When I was reading yesterday’s reading, many instances described in the book led me back to Percy Shelley’s poem England in 1819. The poem describes an old, dying, and mad king who is oppressing the British people. In a similar way, Heathcliff is sucking the life out of those who are living in his house, and all of those who come into contact with him. Shelley writes, “Rulers who neither see, nor feel, nor know, / But leech-like to their fainting country cling, / Till they drop, blind in blood, without a blow” (Shelley 4-6). This to me could describe his relationship to Isabella, who he abused until she died young, leaving behind a child.
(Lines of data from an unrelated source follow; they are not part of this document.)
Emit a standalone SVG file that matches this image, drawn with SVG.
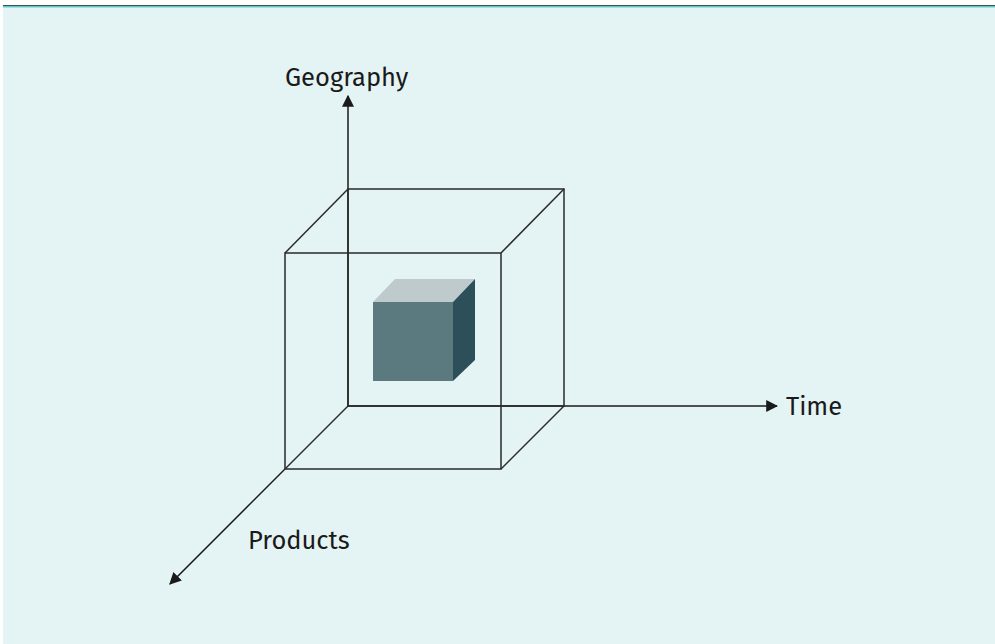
<svg xmlns="http://www.w3.org/2000/svg" width="995" height="644" viewBox="0 0 995 644">
<defs>
<style>
.ax{stroke:#1a1a1a;stroke-width:1.5;fill:none}
.bx{stroke:#2a2a2a;stroke-width:1.5;fill:none}
.lbl{font-family:"Fira Sans","Noto Sans","Open Sans",sans-serif;font-size:25.5px;fill:#1a1a1a}
</style>
<marker id="arr" viewBox="0 0 10 10" refX="9" refY="5" markerWidth="12" markerHeight="12" markerUnits="userSpaceOnUse" orient="auto">
<path d="M0,0 L10,5 L0,10 z" fill="#1a1a1a"/>
</marker>
</defs>
<rect x="0" y="0" width="995" height="644" fill="#ffffff"/>
<rect x="3" y="5" width="992" height="639" fill="#e4f3f3"/>
<rect x="3" y="5" width="992" height="1.2" fill="#2f5a60"/>
<rect x="3" y="6.2" width="992" height="1.2" fill="#4fc0c0"/>
<g id="connectors">
<line class="ax" x1="348" y1="406" x2="348" y2="96" marker-end="url(#arr)"/>
<line class="ax" x1="348" y1="406" x2="777" y2="406" marker-end="url(#arr)"/>
<line class="ax" x1="285" y1="469" x2="170" y2="584" marker-end="url(#arr)"/>
</g>
<g id="outer-cube">
<rect class="bx" x="348" y="189" width="216" height="217"/>
<rect class="bx" x="285" y="253" width="216" height="216"/>
<line class="bx" x1="285" y1="253" x2="348" y2="189"/>
<line class="bx" x1="501" y1="253" x2="564" y2="189"/>
<line class="bx" x1="501" y1="469" x2="564" y2="406"/>
<line class="bx" x1="285" y1="469" x2="348" y2="406"/>
</g>
<g id="inner-cube">
<polygon points="373,302 395,279 475,279 453,302" fill="#bfcacd"/>
<polygon points="453,302 475,279 475,360 453,381" fill="#2c4f5a"/>
<rect x="373" y="302" width="80" height="79" fill="#5b7a80"/>
</g>
<g id="label-geography"><text class="lbl" x="285" y="86">Geography</text></g>
<g id="label-time"><text class="lbl" x="786" y="415">Time</text></g>
<g id="label-products"><text class="lbl" x="248" y="549">Products</text></g>
</svg>
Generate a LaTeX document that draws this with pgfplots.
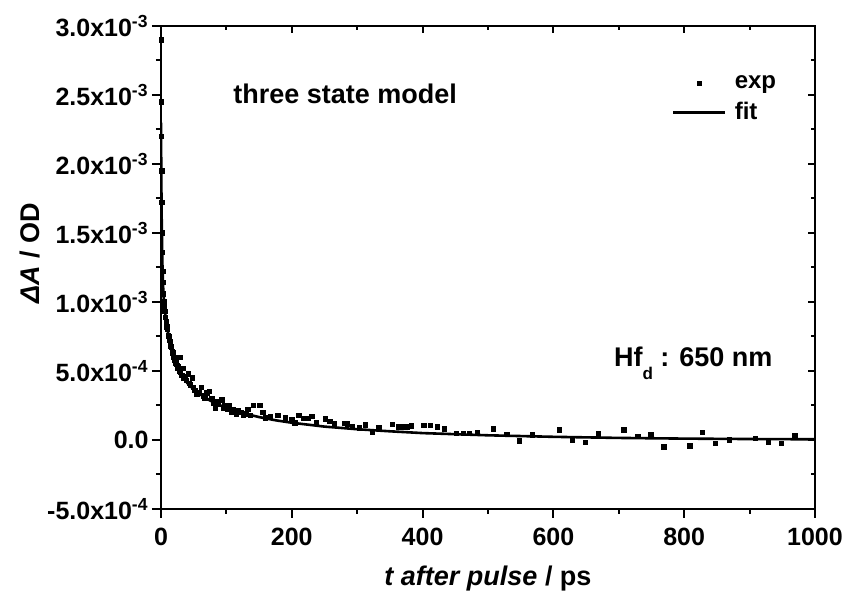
\documentclass[border=0pt]{standalone}
\usepackage{fontspec}
\setmainfont{Liberation Sans}
\usepackage{pgfplots}
\pgfplotsset{compat=1.18}
\pgfplotsset{
  explegend/.style={legend image code/.code={\draw[mark repeat=2,mark phase=2,##1] plot coordinates {(0pt,0pt) (13pt,0pt) (26pt,0pt)};}},
  fitlegend/.style={legend image code/.code={\draw[##1] (0pt,0pt) -- (26pt,0pt);}},
}
\pgfplotstableread{
t y
0.3 2.90e-3
0.6 2.45e-3
0.9 2.20e-3
1.2 1.95e-3
1.6 1.72e-3
2.0 1.50e-3
2.5 1.36e-3
3.0 1.22e-3
3.5 1.14e-3
4.0 1.06e-3
4.5 1.00e-3
5.0 0.97e-3
6.0 0.93e-3
7.0 0.89e-3
8.0 0.86e-3
9.0 0.82e-3
10 0.80e-3
11 0.76e-3
12 0.75e-3
13 0.72e-3
14 0.71e-3
15 0.68e-3
16 0.67e-3
17 0.64e-3
18 0.63e-3
19 0.63e-3
20 0.60e-3
21 0.58e-3
22 0.59e-3
23 0.56e-3
24 0.55e-3
25 0.54e-3
26 0.52e-3
27 0.53e-3
28 0.50e-3
29 0.60e-3
30 0.49e-3
32 0.47e-3
34 0.52e-3
35 0.45e-3
37 0.46e-3
39 0.43e-3
42 0.48e-3
43 0.41e-3
45 0.40e-3
48 0.45e-3
50 0.38e-3
52 0.36e-3
55 0.33e-3
58 0.34e-3
62 0.38e-3
65 0.32e-3
67 0.30e-3
70 0.34e-3
74 0.35e-3
78 0.30e-3
80 0.27e-3
83 0.23e-3
85 0.28e-3
88 0.26e-3
93 0.29e-3
95 0.23e-3
98 0.25e-3
102 0.22e-3
105 0.25e-3
108 0.20e-3
111 0.22e-3
115 0.19e-3
118 0.21e-3
122 0.20e-3
126 0.18e-3
130 0.19e-3
133 0.22e-3
137 0.18e-3
141 0.25e-3
151 0.25e-3
156 0.20e-3
160 0.16e-3
167 0.17e-3
179 0.18e-3
190 0.16e-3
200 0.145e-3
205 0.125e-3
211 0.18e-3
218 0.157e-3
225 0.157e-3
231 0.169e-3
238 0.128e-3
251 0.152e-3
258 0.133e-3
265 0.116e-3
280 0.121e-3
285 0.116e-3
293 0.096e-3
303 0.089e-3
313 0.109e-3
323 0.053e-3
333 0.089e-3
354 0.114e-3
363 0.096e-3
368 0.096e-3
376 0.096e-3
383 0.101e-3
402 0.104e-3
412 0.104e-3
423 0.096e-3
433 0.080e-3
452 0.048e-3
462 0.048e-3
472 0.048e-3
484 0.056e-3
508 0.080e-3
529 0.041e-3
548 -0.007e-3
568 0.036e-3
609 0.072e-3
629 -0.005e-3
649 -0.019e-3
669 0.043e-3
708 0.072e-3
729 0.024e-3
749 0.041e-3
769 -0.049e-3
809 -0.043e-3
828 0.056e-3
848 -0.024e-3
869 0.0
909 0.012e-3
929 -0.019e-3
949 -0.024e-3
969 0.029e-3
}\expdata
\pgfplotstableread{
t y
0 2.30e-3
0.5 1.897e-3
1 1.624e-3
2 1.303e-3
3 1.137e-3
4 1.042e-3
6 0.932e-3
8 0.857e-3
10 0.797e-3
13 0.722e-3
16 0.660e-3
20 0.595e-3
25 0.532e-3
30 0.483e-3
40 0.414e-3
50 0.366e-3
60 0.330e-3
75 0.286e-3
90 0.252e-3
110 0.217e-3
130 0.189e-3
150 0.166e-3
175 0.143e-3
200 0.125e-3
250 0.097e-3
300 0.078e-3
350 0.063e-3
400 0.050e-3
500 0.034e-3
600 0.023e-3
700 0.015e-3
800 0.010e-3
900 0.007e-3
1000 0.005e-3
}\fitdata
\begin{document}
\begin{tikzpicture}
\pgfplotsset{
  common/.style={
    at={(0pt,0pt)}, anchor=south west,
    scale only axis, width=327pt, height=241.5pt,
    xmin=0, xmax=1000, ymin=-0.5e-3, ymax=3.0e-3,
    xtick={0,200,400,600,800,1000}, minor x tick num=1,
    ytick={-0.5e-3,0,0.5e-3,1.0e-3,1.5e-3,2.0e-3,2.5e-3,3.0e-3}, minor y tick num=1,
    scaled y ticks=false, scaled x ticks=false,
    axis line style={line width=1pt},
    every tick/.style={line width=1pt, black},
  }
}
\begin{axis}[common,
  xtick pos=left, ytick pos=left, tick align=outside,
  major tick length=4.5pt, minor tick length=2.5pt,
  xticklabels={0,200,400,600,800,1000},
  yticklabels={-5.0x10\textsuperscript{-4},0.0,5.0x10\textsuperscript{-4},1.0x10\textsuperscript{-3},1.5x10\textsuperscript{-3},2.0x10\textsuperscript{-3},2.5x10\textsuperscript{-3},3.0x10\textsuperscript{-3}},
  tick label style={font=\fontsize{12.5}{15}\selectfont\bfseries},
  yticklabel style={xshift=1.8pt},
  xticklabel style={yshift=-1.5pt},
  every axis x label/.style={at={(axis description cs:0.5,-0.143)}, anchor=center},
  every axis y label/.style={at={(axis description cs:-0.2,0.53)}, rotate=90, anchor=center},
  xlabel={\fontsize{13.5}{16}\selectfont\bfseries\itshape t after pulse\upshape{} / ps},
  ylabel={\fontsize{13.5}{16}\selectfont\bfseries\itshape ΔA\upshape{} / OD},
  legend style={draw=none, fill=none, at={(axis cs:781,2.66e-3)}, anchor=north west,
    font=\fontsize{12}{14}\selectfont\bfseries, row sep=3.5pt, inner sep=0pt,
    nodes={inner sep=1pt},
    /tikz/every odd column/.append style={column sep=3pt}},
  legend cell align=left,
]
\addplot[only marks, mark=square*, mark size=1.1pt, black, explegend]
  table[x=t,y=y] {\expdata};
\addlegendentry{exp}
\addplot[black, line width=1.3pt, no marks, fitlegend]
  table[x=t,y=y] {\fitdata};
\addlegendentry{fit}
\node[anchor=base west, font=\fontsize{13.5}{16}\selectfont\bfseries] at (axis cs:100,2.44e-3) {three state model};
\node[anchor=base west, font=\fontsize{13.5}{16}\selectfont\bfseries] at (axis cs:682,0.53e-3) {Hf\raisebox{-0.45em}{\fontsize{8.5}{9}\selectfont d} : 650 nm};
\end{axis}
\begin{axis}[common,
  xtick pos=right, ytick pos=right, tick align=inside,
  major tick length=3.5pt, minor tick length=2pt,
  xticklabels={}, yticklabels={},
]
\end{axis}
\pgfresetboundingbox
\useasboundingbox (-80.5pt,-42pt) rectangle (341pt,254.5pt);
\end{tikzpicture}
\end{document}
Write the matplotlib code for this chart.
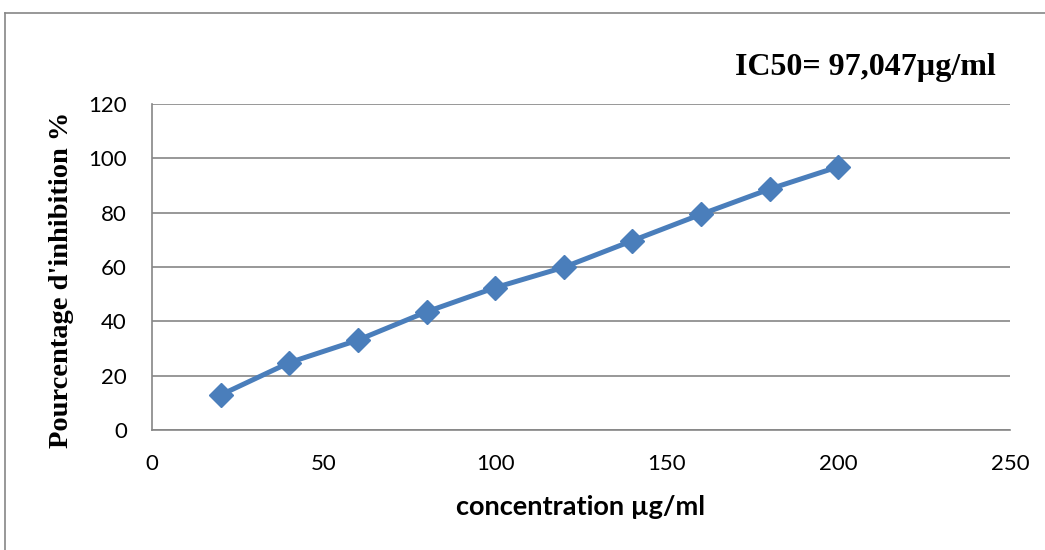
import matplotlib
matplotlib.use('Agg')
import matplotlib.pyplot as plt
from matplotlib.lines import Line2D

# ------------------------- #
# Données
# ------------------------- #

concentration = [20, 40, 60, 80, 100, 120, 140, 160, 180, 200]
inhibition = [12.9, 24.8, 33.1, 43.5, 52.4, 59.9, 69.7, 79.4, 88.7, 96.9]

x_ticks = [0, 50, 100, 150, 200, 250]
y_ticks = [0, 20, 40, 60, 80, 100, 120]

x_label = 'concentration µg/ml'
y_label = "Pourcentage d'inhibition %"
ic50_text = 'IC50= 97,047µg/ml'

# ------------------------- #
# Figure
# ------------------------- #

BLUE = '#4A7EBB'
GRID = '#868686'

fig = plt.figure(figsize=(10.45, 5.5), dpi=100)
ax = fig.add_axes([152 / 1045, 1 - 430 / 550, (1010 - 152) / 1045, (430 - 104) / 550])

ax.plot(concentration, inhibition, color=BLUE, lw=3.6, marker='D',
        markersize=12, markerfacecolor=BLUE, markeredgecolor=BLUE,
        solid_joinstyle='round', zorder=3)

ax.set_xlim(0, 250)
ax.set_ylim(0, 120)
ax.set_xticks(x_ticks)
ax.set_yticks(y_ticks)
ax.yaxis.grid(True, color=GRID, lw=1.2)
ax.set_axisbelow(True)

for side in ['top', 'right']:
    ax.spines[side].set_visible(False)
for side in ['left', 'bottom']:
    ax.spines[side].set_color(GRID)
    ax.spines[side].set_linewidth(1.2)

ax.tick_params(axis='both', length=0, labelsize=16)
ax.tick_params(axis='x', pad=17)
ax.tick_params(axis='y', pad=18)
for lab in ax.get_xticklabels() + ax.get_yticklabels():
    lab.set_family('Lato')

fig.text(581 / 1045, 1 - 507 / 550, x_label, ha='center', va='center',
         fontsize=19.5, fontweight='bold', family='Lato')
fig.text(62 / 1045, 1 - 280 / 550, y_label, ha='center', va='center',
         rotation=90, fontsize=20.5, fontweight='bold', family='Liberation Serif')
fig.text(865 / 1045, 1 - 68 / 550, ic50_text, ha='center', va='center',
         fontsize=23, fontweight='bold', family='Liberation Serif')

# cadre gris autour du graphique
fig.add_artist(Line2D([5 / 1045, 1], [1 - 13 / 550, 1 - 13 / 550],
                      transform=fig.transFigure, color=GRID, lw=1.2))
fig.add_artist(Line2D([5 / 1045, 5 / 1045], [0, 1 - 13 / 550],
                      transform=fig.transFigure, color=GRID, lw=1.2))

fig.savefig('out.png', dpi=100)
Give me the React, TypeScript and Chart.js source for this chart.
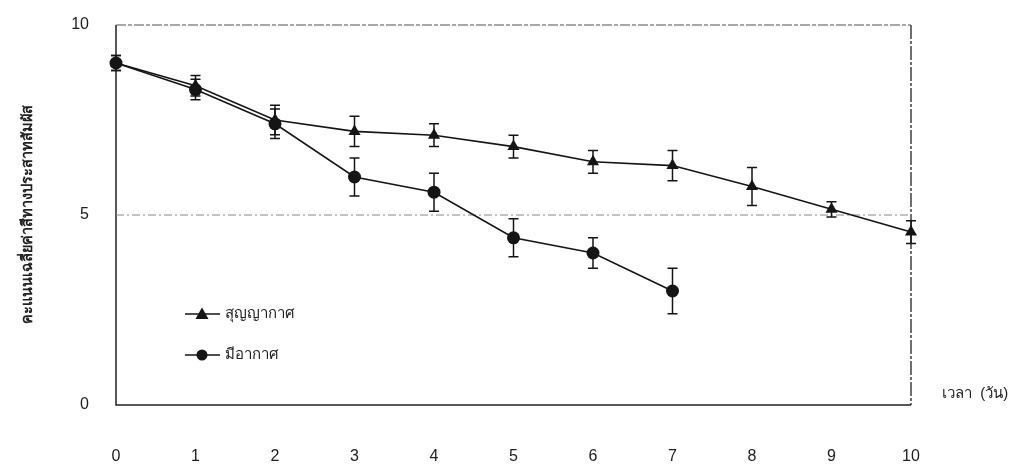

This could also describe his relationship to his son Linton, who is also dying, and is being subjected to his abuse in his house. This can be seen when Nelly Dean thinks, “I could not picture a father treating a dying child as tyrannically and wickedly as I afterwards learnt Heathcliff had treated him, to compel this apparent eagerness; his efforts redoubling the more imminently his avaricious and unfeeling plans were threatened with defeat by death” (Bronte 259). Here, Nelly Dean is saying exactly what Percy Shelley was describing in his poem: the closer to death the ‘king’ gets, the more he takes it out and tries to rejuvenate with the blood of the young, poor, and innocent. Shelley’s poem, which was written for a massacre, goes on to say, “A Senate — Time’s worst statute unrepeal’d, / Are graves, from which a glorious Phantom may / Burst, to illumine our tempestuous day” (Shelley 14-16). With this line, Shelley is saying that all of the laws and civic rights meant to protect them are nonexistent. This relates to Heathcliff’s relationship with the children living in his care: there are no civic rights in his house: all tenants are subject to slave labor and abuse.